▶ Task
Find, in the records below, the line that contains "Reproduce this diagram with TikZ." and the line that contains "(0,0) rectangle (961,535);". Copy those two lines and everything between them exactly, but not the pictures.

[BEGIN Task material]

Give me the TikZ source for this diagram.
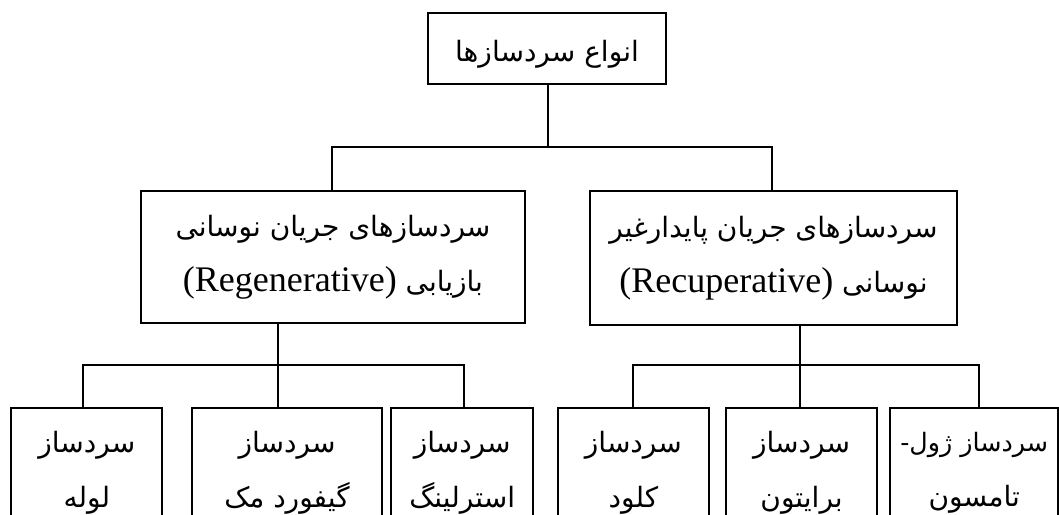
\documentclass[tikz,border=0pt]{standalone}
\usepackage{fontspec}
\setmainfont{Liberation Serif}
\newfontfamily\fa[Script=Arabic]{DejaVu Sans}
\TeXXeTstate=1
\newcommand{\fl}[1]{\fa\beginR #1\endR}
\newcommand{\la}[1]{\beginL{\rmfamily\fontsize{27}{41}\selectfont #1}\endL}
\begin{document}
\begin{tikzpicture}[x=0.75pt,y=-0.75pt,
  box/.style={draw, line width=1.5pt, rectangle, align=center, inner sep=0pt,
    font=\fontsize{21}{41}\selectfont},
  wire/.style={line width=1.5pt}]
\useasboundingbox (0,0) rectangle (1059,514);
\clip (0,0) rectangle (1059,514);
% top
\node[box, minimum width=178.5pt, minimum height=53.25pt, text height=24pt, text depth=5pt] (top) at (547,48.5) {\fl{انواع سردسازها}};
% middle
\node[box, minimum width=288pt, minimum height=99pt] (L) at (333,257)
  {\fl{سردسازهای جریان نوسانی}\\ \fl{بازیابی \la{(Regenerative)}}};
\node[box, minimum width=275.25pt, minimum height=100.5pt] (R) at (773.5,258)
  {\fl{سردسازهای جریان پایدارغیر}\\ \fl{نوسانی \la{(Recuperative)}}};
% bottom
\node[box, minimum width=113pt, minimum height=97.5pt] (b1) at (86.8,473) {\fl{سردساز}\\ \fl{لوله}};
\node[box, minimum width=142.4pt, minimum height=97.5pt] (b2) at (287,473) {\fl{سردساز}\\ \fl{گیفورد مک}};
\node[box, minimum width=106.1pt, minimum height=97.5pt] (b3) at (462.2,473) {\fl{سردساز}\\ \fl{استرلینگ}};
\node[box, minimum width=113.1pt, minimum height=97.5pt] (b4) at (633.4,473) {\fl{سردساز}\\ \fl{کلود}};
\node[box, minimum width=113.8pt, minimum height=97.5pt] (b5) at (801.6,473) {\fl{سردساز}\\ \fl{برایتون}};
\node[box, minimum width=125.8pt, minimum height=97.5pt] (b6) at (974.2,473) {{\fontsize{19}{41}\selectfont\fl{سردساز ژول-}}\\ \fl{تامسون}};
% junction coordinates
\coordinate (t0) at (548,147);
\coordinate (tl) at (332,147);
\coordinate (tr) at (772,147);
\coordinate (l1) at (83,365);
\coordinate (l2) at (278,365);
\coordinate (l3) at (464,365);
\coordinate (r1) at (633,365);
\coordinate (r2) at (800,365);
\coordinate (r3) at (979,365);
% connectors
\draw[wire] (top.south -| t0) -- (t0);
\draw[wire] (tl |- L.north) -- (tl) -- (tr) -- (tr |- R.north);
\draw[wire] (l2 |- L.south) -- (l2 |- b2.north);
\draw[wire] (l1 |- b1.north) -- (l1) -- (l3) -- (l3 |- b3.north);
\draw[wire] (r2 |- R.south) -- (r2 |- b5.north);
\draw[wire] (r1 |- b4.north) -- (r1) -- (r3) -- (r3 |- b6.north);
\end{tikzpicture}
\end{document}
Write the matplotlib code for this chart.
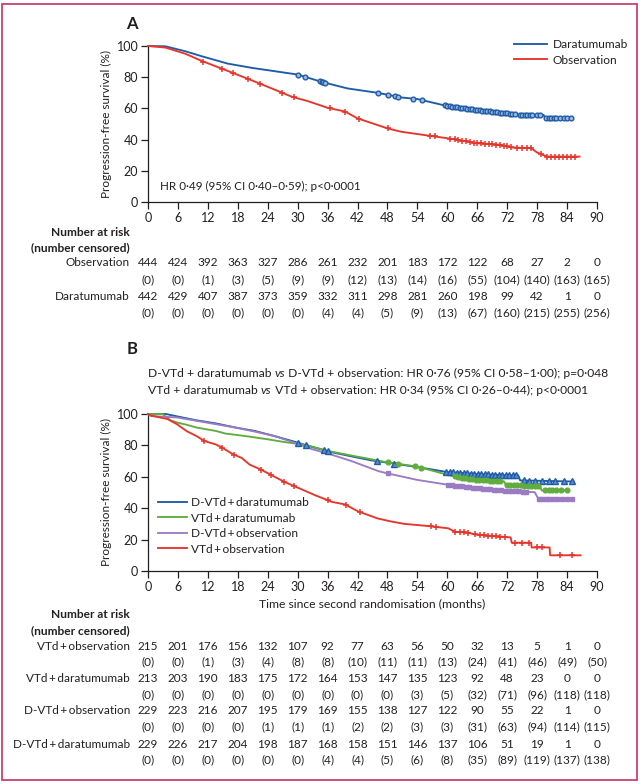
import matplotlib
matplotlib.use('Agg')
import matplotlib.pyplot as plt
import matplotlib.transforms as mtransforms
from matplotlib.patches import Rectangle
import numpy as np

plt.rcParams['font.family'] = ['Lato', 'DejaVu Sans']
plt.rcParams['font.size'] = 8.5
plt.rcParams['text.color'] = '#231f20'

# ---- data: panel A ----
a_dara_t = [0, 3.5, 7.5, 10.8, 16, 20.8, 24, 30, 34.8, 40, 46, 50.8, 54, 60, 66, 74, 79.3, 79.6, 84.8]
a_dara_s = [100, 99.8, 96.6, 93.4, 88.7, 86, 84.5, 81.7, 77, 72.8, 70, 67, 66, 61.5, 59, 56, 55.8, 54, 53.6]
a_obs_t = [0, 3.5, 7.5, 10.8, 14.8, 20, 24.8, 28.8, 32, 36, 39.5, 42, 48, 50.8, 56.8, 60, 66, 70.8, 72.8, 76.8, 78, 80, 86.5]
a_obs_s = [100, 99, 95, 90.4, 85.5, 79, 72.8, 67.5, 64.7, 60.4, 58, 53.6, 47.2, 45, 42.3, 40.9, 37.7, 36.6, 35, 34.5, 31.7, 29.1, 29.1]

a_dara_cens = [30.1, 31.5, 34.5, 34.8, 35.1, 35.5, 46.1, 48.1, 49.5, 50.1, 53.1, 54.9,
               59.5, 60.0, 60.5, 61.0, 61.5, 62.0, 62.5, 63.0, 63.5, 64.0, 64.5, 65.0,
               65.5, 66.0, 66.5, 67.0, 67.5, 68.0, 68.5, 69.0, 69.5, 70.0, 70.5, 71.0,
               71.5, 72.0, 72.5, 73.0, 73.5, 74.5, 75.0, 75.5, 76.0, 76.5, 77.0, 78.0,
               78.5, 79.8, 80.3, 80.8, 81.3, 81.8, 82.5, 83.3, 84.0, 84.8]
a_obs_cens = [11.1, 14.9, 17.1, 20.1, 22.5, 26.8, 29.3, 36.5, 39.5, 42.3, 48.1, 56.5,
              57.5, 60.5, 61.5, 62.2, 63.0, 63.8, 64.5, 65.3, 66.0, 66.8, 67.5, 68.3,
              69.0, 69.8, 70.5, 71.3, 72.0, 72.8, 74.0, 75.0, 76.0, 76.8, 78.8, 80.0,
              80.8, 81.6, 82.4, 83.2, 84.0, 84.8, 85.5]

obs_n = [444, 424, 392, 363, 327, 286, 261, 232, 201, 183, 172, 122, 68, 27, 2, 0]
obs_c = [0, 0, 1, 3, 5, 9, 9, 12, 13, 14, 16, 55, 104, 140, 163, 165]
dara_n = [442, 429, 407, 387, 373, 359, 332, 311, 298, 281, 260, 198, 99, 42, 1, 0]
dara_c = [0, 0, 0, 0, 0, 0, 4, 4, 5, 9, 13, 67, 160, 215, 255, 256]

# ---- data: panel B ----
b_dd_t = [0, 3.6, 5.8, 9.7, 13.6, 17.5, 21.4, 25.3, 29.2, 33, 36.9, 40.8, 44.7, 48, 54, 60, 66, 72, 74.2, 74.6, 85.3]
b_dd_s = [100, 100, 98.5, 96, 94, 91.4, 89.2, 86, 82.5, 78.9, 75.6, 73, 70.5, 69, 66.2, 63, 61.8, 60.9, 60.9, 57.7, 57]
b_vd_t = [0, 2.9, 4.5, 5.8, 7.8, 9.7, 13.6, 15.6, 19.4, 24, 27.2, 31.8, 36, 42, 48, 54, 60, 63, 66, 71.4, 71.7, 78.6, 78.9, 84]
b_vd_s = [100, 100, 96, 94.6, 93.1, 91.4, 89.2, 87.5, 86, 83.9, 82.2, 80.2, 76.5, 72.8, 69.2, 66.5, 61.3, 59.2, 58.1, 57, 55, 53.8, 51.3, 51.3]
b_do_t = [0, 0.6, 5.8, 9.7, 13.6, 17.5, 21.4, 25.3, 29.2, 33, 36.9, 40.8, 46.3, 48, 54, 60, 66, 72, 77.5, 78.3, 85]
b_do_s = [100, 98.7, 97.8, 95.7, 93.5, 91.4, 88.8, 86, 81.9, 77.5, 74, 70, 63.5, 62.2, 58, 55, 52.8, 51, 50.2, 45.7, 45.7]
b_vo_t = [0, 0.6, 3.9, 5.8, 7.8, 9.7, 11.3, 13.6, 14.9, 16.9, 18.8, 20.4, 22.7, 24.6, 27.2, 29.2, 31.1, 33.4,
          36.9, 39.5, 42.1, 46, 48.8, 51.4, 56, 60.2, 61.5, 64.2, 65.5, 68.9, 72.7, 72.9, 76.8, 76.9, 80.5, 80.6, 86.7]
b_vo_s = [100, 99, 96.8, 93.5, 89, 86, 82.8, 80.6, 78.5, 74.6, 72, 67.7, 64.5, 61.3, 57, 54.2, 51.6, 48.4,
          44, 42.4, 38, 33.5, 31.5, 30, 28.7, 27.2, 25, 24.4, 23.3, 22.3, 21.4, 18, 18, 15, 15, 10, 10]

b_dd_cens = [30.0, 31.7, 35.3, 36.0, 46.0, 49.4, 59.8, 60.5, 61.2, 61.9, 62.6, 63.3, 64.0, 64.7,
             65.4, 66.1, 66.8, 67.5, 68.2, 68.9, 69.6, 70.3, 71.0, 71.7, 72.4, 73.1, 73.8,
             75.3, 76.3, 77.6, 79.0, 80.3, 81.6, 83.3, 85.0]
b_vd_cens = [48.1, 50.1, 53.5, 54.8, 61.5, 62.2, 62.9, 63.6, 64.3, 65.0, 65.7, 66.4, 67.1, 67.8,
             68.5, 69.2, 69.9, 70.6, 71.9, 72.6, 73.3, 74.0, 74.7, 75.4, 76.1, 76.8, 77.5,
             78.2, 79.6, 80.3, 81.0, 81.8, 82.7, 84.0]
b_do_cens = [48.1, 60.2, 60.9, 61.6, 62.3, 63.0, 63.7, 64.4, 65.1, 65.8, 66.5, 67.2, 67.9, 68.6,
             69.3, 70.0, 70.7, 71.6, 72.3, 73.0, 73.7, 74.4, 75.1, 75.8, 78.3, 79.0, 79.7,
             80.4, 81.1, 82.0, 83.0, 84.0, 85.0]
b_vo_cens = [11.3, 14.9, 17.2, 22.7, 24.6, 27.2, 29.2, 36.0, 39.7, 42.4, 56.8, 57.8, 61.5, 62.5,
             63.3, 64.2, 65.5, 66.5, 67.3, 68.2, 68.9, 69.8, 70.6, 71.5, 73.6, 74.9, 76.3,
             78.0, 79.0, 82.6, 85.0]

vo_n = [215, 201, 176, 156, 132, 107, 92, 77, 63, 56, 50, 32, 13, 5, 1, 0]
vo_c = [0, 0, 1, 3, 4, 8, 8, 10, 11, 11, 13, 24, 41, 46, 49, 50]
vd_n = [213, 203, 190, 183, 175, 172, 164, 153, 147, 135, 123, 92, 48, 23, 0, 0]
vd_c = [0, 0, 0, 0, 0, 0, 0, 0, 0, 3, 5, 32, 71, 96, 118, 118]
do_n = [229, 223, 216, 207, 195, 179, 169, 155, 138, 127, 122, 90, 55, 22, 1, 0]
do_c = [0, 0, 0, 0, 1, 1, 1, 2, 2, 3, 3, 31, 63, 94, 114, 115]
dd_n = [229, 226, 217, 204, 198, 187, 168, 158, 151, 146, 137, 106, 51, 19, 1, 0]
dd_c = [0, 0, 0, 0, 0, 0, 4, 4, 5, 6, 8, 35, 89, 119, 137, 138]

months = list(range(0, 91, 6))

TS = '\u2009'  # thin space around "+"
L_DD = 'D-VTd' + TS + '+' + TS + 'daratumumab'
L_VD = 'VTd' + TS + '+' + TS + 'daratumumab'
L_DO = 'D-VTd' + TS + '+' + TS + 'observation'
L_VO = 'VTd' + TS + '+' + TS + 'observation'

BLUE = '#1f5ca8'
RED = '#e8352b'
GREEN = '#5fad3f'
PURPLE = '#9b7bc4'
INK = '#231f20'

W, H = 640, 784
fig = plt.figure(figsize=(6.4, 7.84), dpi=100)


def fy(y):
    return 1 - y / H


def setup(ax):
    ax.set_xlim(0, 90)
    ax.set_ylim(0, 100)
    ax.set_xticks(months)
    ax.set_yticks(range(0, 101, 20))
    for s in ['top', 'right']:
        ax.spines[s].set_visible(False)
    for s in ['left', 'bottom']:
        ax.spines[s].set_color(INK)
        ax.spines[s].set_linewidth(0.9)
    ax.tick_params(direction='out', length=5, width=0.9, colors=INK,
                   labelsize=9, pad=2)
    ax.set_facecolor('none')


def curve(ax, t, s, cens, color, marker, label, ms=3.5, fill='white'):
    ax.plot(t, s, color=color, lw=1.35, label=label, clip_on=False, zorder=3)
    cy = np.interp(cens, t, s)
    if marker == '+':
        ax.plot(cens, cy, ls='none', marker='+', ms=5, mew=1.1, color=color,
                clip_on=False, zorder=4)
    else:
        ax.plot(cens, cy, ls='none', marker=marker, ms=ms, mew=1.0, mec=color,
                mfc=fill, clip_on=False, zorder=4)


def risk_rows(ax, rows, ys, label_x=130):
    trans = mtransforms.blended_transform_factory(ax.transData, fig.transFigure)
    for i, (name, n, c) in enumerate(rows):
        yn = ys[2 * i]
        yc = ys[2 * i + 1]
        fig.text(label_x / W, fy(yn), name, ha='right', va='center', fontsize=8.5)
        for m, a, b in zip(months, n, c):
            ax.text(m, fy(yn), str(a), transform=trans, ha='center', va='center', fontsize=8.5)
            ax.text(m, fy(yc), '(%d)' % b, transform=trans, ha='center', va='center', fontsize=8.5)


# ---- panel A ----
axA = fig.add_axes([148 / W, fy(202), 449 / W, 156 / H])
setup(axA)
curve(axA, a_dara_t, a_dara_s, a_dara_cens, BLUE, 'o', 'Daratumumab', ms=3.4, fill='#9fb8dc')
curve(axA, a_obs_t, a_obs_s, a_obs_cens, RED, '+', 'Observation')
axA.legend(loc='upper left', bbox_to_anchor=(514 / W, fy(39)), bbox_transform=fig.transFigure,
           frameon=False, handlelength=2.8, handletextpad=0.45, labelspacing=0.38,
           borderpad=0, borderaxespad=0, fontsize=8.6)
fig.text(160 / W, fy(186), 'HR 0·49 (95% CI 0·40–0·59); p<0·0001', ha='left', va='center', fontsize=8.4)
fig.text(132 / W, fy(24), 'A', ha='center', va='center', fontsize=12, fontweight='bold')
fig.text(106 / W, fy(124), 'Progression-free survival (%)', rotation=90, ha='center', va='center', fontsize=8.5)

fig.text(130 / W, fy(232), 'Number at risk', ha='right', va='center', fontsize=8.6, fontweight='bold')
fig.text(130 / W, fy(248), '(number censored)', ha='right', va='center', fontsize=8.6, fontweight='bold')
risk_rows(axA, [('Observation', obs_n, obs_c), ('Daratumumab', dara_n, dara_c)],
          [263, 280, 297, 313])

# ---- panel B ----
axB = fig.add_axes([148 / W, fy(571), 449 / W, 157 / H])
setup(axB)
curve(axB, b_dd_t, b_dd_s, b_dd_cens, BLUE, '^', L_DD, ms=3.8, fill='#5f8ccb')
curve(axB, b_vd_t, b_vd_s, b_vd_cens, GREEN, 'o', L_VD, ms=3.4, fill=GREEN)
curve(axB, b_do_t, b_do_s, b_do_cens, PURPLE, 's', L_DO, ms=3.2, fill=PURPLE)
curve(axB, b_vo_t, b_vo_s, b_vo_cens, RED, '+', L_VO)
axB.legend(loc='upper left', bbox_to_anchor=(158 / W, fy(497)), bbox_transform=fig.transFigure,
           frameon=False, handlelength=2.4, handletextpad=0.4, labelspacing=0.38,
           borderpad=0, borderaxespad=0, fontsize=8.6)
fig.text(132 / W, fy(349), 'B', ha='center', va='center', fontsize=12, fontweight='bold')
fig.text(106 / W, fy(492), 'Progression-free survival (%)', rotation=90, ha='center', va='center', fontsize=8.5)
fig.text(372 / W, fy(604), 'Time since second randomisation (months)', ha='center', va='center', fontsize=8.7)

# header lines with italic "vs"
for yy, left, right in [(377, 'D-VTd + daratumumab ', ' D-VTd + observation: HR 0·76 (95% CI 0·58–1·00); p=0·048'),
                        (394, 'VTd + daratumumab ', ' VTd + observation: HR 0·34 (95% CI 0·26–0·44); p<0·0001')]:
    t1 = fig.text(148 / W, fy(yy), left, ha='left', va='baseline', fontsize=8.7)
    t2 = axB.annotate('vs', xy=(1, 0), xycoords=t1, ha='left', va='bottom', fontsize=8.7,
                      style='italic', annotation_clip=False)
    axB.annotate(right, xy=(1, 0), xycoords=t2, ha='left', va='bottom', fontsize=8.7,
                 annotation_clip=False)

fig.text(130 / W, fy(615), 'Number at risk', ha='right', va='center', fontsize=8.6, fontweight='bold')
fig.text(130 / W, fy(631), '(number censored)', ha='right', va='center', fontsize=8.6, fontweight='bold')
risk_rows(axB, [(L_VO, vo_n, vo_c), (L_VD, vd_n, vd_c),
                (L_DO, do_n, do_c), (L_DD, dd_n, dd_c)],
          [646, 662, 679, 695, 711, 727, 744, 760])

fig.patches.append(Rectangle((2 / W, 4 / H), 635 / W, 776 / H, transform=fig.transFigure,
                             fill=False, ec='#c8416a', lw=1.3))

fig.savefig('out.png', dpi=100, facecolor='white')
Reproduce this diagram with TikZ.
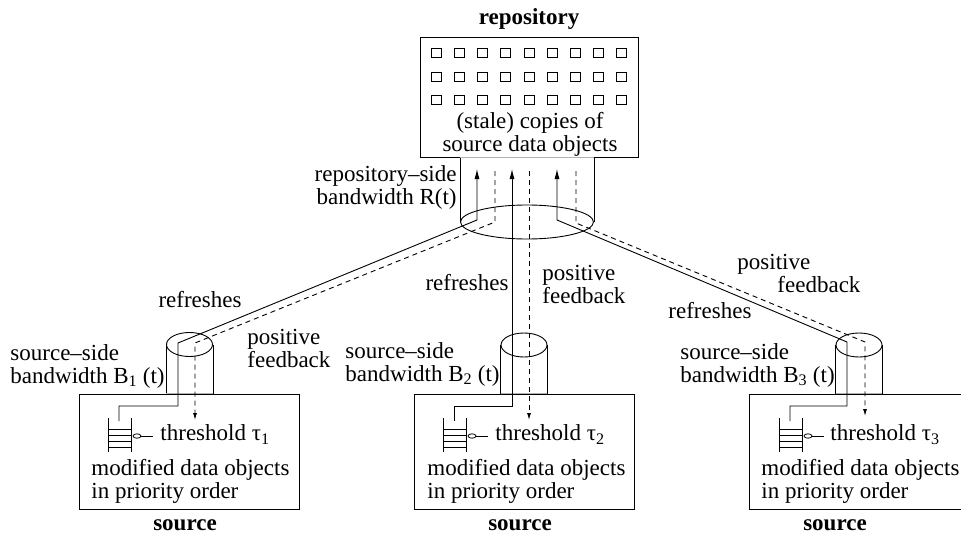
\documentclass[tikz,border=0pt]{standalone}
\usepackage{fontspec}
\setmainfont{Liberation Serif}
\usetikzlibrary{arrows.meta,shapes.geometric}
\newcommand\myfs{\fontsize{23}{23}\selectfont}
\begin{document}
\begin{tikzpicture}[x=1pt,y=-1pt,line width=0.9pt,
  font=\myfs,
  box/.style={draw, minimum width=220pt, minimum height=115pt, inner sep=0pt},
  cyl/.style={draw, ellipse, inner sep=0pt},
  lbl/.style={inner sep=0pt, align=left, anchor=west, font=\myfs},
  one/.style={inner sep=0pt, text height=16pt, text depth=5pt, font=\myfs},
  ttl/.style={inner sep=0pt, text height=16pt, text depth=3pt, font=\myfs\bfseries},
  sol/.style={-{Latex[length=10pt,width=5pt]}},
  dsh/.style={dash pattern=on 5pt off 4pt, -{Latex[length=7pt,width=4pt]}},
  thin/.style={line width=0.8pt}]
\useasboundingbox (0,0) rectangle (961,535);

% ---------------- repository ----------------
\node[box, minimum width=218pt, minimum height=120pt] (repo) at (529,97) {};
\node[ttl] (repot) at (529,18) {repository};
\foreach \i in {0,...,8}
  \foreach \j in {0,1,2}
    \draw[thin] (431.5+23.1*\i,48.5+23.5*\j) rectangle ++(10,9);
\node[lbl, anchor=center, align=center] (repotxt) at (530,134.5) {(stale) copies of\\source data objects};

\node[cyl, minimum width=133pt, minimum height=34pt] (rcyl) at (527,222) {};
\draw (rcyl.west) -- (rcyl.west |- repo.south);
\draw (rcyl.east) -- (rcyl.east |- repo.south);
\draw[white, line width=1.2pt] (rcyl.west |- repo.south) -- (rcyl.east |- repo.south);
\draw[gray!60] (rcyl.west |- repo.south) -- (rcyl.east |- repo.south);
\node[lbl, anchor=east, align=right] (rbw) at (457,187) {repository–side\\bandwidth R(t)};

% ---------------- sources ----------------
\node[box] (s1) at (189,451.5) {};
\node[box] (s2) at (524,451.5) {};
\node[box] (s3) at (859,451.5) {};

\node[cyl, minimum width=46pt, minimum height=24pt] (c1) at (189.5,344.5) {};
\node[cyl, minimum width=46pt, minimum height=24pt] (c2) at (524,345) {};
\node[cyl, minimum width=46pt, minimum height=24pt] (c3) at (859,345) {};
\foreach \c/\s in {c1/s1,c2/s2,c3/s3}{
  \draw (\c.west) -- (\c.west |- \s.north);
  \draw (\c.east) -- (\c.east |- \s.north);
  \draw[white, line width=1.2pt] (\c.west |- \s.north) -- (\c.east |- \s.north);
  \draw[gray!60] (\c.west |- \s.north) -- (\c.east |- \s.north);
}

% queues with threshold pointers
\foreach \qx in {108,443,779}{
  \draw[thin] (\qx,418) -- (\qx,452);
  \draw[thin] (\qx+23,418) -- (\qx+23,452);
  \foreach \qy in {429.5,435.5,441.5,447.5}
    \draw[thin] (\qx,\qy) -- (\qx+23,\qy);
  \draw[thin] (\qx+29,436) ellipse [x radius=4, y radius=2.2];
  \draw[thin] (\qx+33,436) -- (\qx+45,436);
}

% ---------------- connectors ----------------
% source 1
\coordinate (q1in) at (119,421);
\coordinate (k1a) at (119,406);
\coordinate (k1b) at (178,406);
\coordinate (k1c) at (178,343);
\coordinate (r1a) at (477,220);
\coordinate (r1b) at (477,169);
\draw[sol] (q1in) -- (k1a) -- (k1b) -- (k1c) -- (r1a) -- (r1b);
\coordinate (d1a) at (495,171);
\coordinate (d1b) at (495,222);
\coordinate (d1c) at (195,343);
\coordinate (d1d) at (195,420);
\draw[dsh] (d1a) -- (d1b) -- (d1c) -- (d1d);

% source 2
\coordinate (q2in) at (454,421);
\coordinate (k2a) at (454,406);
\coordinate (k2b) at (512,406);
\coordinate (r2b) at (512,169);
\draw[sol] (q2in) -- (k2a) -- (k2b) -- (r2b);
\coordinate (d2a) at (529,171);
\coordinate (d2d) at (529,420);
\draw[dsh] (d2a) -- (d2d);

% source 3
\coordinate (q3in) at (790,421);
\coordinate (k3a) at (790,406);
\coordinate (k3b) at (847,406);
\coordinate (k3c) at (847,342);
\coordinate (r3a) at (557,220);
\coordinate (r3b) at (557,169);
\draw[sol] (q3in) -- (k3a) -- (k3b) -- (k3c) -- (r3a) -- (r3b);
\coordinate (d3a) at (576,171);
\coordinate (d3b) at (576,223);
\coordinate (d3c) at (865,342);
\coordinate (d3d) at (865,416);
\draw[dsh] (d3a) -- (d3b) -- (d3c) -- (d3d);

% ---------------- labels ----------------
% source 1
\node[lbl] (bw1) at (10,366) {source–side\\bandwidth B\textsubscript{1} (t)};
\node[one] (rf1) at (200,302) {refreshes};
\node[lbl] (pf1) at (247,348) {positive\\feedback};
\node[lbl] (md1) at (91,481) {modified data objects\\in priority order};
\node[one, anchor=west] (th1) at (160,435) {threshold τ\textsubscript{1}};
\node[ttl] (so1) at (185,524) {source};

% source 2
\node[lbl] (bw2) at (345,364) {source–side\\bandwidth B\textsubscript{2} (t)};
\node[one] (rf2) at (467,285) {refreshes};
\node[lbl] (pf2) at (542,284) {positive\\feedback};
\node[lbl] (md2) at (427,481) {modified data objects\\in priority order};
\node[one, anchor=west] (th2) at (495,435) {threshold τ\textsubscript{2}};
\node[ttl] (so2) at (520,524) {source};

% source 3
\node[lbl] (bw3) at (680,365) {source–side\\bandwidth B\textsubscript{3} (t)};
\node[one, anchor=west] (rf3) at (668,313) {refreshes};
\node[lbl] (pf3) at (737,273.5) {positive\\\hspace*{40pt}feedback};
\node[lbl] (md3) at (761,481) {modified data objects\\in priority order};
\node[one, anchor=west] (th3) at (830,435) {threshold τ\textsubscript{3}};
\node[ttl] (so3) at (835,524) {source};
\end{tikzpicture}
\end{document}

[END Task material]

▶ Written solution
Reproduce this diagram with TikZ.
\documentclass[tikz,border=0pt]{standalone}
\usepackage{fontspec}
\setmainfont{Liberation Serif}
\usetikzlibrary{arrows.meta,shapes.geometric}
\newcommand\myfs{\fontsize{23}{23}\selectfont}
\begin{document}
\begin{tikzpicture}[x=1pt,y=-1pt,line width=0.9pt,
  font=\myfs,
  box/.style={draw, minimum width=220pt, minimum height=115pt, inner sep=0pt},
  cyl/.style={draw, ellipse, inner sep=0pt},
  lbl/.style={inner sep=0pt, align=left, anchor=west, font=\myfs},
  one/.style={inner sep=0pt, text height=16pt, text depth=5pt, font=\myfs},
  ttl/.style={inner sep=0pt, text height=16pt, text depth=3pt, font=\myfs\bfseries},
  sol/.style={-{Latex[length=10pt,width=5pt]}},
  dsh/.style={dash pattern=on 5pt off 4pt, -{Latex[length=7pt,width=4pt]}},
  thin/.style={line width=0.8pt}]
\useasboundingbox (0,0) rectangle (961,535);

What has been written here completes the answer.